One day there was a cria (baby alpaca) that had come in for surgery. He was too big to stay in the small animal hospital so he stayed with his mum in the horse barn and then came to our small animal surgery team to have his bony sequestrum removed from his leg.  A sequestrum is basically a dead piece of bone sitting within the limb; they can be associated with infections and sometimes draining tracts will form. The CT scan of his leg was particularly impressive!

If any spays or neuters were scheduled my group members and I were meant to do them. I watched one of my friends do a spay and a couple of my other friends did castrations. I was very unlucky all week and my cases kept cancelling or no-showing on me! I didn’t get to do any surgeries this week.

 

Towards the end of the rotation I had a very complicated surgical case! The patient was in the ICU.  I completed my rotation in the ICU earlier this year.
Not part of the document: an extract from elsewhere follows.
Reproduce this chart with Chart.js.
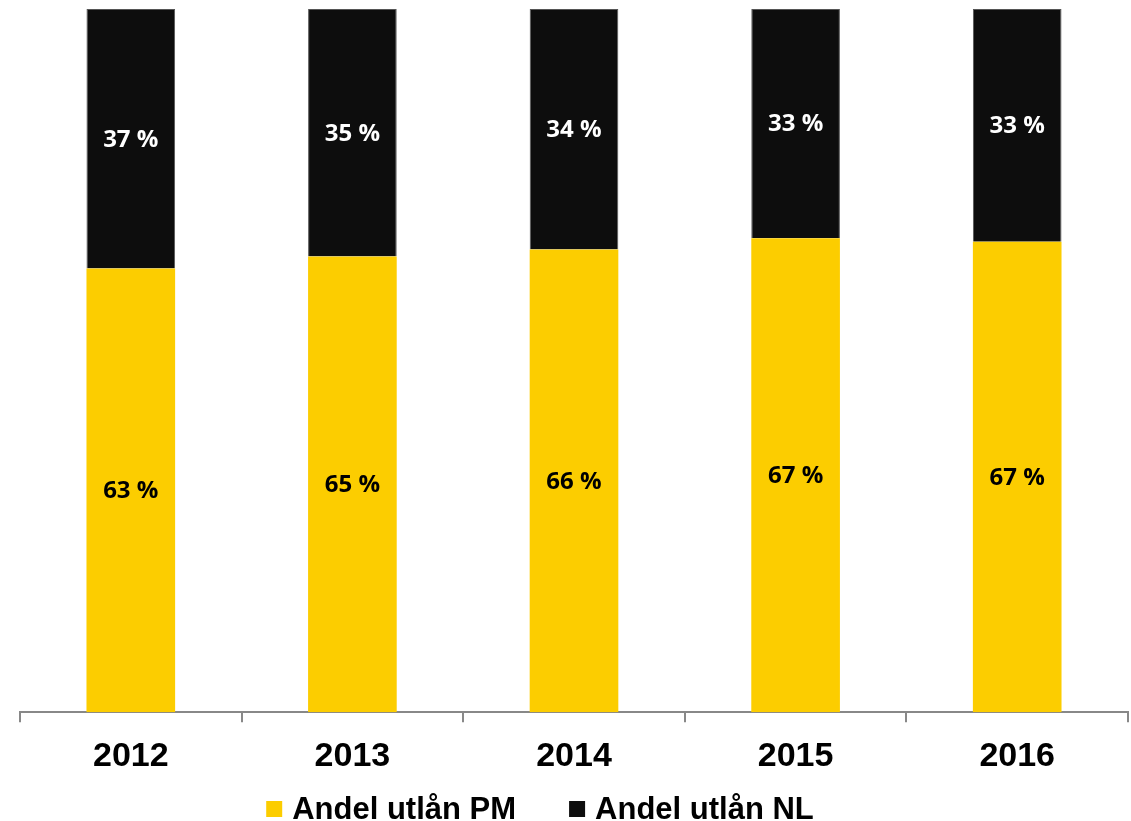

The ICU team determined that the patient had a septic abdomen. Which meant that he had a bacterial infection in his abdomen—this is really not ideal! We learned that this dog had previously been diagnosed with severe hydrocephalus and had previous brain surgery to put in a ventriculoperitoneal shunt (VP shunt). Very simply —this is a tube that goes from the brain (and tracks under the skin) to the abdomen where it drains the cerebrospinal fluid that builds up in the brain. The excess fluid cannot be in the brain and if it is drained to the abdomen it can be reabsorbed into the body there.

Image result for dog with hydrocephalus

Please enjoy this Google image of a puppy with hydrocephalus. His head is abnormally enlarged and domed. http://www.dogscatspets.org/hydrocephalus-in-dogs/hydrocephalus-dogs/

Unfortunately, the presence of this shunt complicated matters. We didn’t know if the bacterial infection in his abdomen had started in his brain or if it has started in his abdomen and then had tracked up to his brain. The surgery team spoke with the ICU team and then the surgery team liaised with the neurology team. Eventually we decided that it was in our patient’s best interests to complete his abdominal surgery first and then bring in the neurology team to remove his shunt. Then, if he recovered well in ICU he would require another brain surgery in a couple weeks to replace the VP shunt in his brain (this patient cannot live without the shunt). Both surgeries went really well! I helped put in the esophageal feeding tube at the end of surgery.  I’ve been trying to keep up on how this patient was doing by asking my friends who were on their ECC rotation in the ICU room.